Placement in the program will trigger onerous consequences for employers. The possibilities include any of the following:

  • Enhanced Follow-Up Inspections – a follow-up inspection must be conducted by OSHA after the SVEP-related citations become final; the purpose of the follow-up includes assessment of whether the employer is committing similar violations
  • Nationwide Inspections of Related Workplaces/Worksites – establishments that share common ownership, including corporate subsidiaries, affiliates and parents, may be targeted to determine if there is a pattern of noncompliance
  • Increased Company Awareness of OSHA Enforcement – OSHA will mail copies of citations and notices to company headquarters and to employee representatives, such as unions
  • Enhanced Settlement Provisions – OSHA will consider pushing Severe Violators to accept settlement terms that include: 1) hiring an independent consultant to develop and implement a compliance program; 2) applying the agreement company-wide; 3) implementing interim abatement controls if full abatement will take time; 4) providing a list of all current and future job sites for a period of time; 5) submitting logs of all work-related injuries and illnesses for a period of time and consenting to OSHA inspections based on the information; and 6) providing employer consent to entry of a court enforcement order
  • Enforcement Orders – OSHA will strongly consider seeking court enforcement orders in Severe Violator cases to assure compliance

Removal from the Program

A controversial element of the SVEP is the fact that placement is based merely upon the issuance of citations, before a company has had a chance to defend itself and prove that it does not merit placement in the SVEP. Once in the program, a company has to suffer the consequences until it comes off the Severe Violator log.

The only two ways an employer can come off the log are by “lining out” or by formal removal. Lining out occurs either by a settlement agreement or court adjudication that deletes or reclassifies the citations such that they no longer qualify the employer for the SVEP. As the agency has explained in its Severe Violator White Paper, lining out indicates that the employer should not have been included in the program in the first place.

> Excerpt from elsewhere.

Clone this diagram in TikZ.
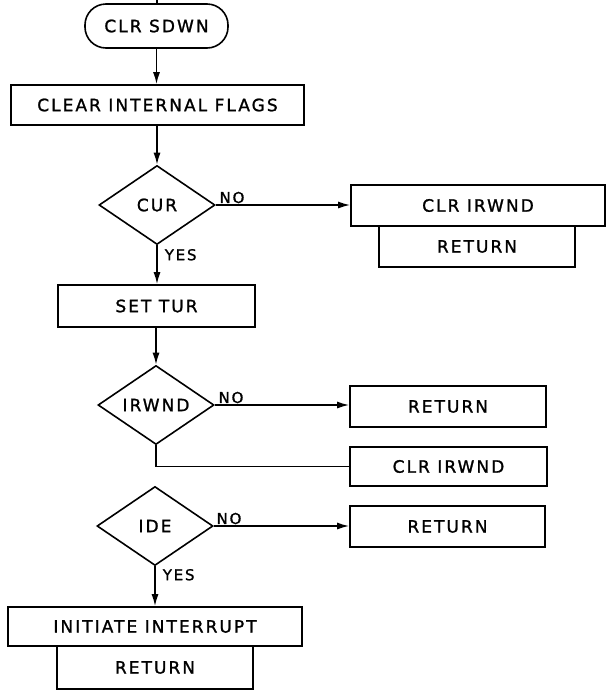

The adjudicatory process can take several years, while the employer remains listed on the agency’s website as a Severe Violator and may have been the subject of a press release labeling them a Severe Violator. Such a black mark can have a negative impact on a company’s dealings with unions, employees, contractors, insurers and customers.

Formal removal from the log occurs only after an employer meets certain good behavior criteria. As an initial matter, employers must remain in the SVEP a minimum of three years after they either accept the citations or the case is fully adjudicated. During that period, the employer must abate all SVEP-related hazards; pay all final penalties; abide by and complete settlement terms; and avoid receiving any additional serious citations related to the hazards that put it into the SVEP at the initial workplace or any related workplaces. This last requirement can be a tall order, especially given that subsequent inspections are conducted by inspectors who perceive the employer as a Severe Violator before they even cross the threshold.

Best Practices for Avoiding Placement in the Severe Violator Program

Employers should consider implementing the following practices, with counsel:

  • strengthen communications among all related workplaces regarding OSHA enforcement at any one workplace
  • conduct periodic audits to ensure that all recent citations have been fully abated and that similar problems do not exist at related workplaces
  • identify job sites where high-emphasis hazards are present and periodically audit safety practices in these areas
  • employers who have received citations arising out of a fatality or catastrophe should consider proactive strategies to avoid future placement in the program, such as hiring an independent safety consultant
  • if initially placed in the program and there are grounds for doing so, contest the citations with the goal of reclassifying them so that lining out is achieved.

As the old saying goes, the best defense is a good offense, especially when the odds of emerging from the SVEP are so slim.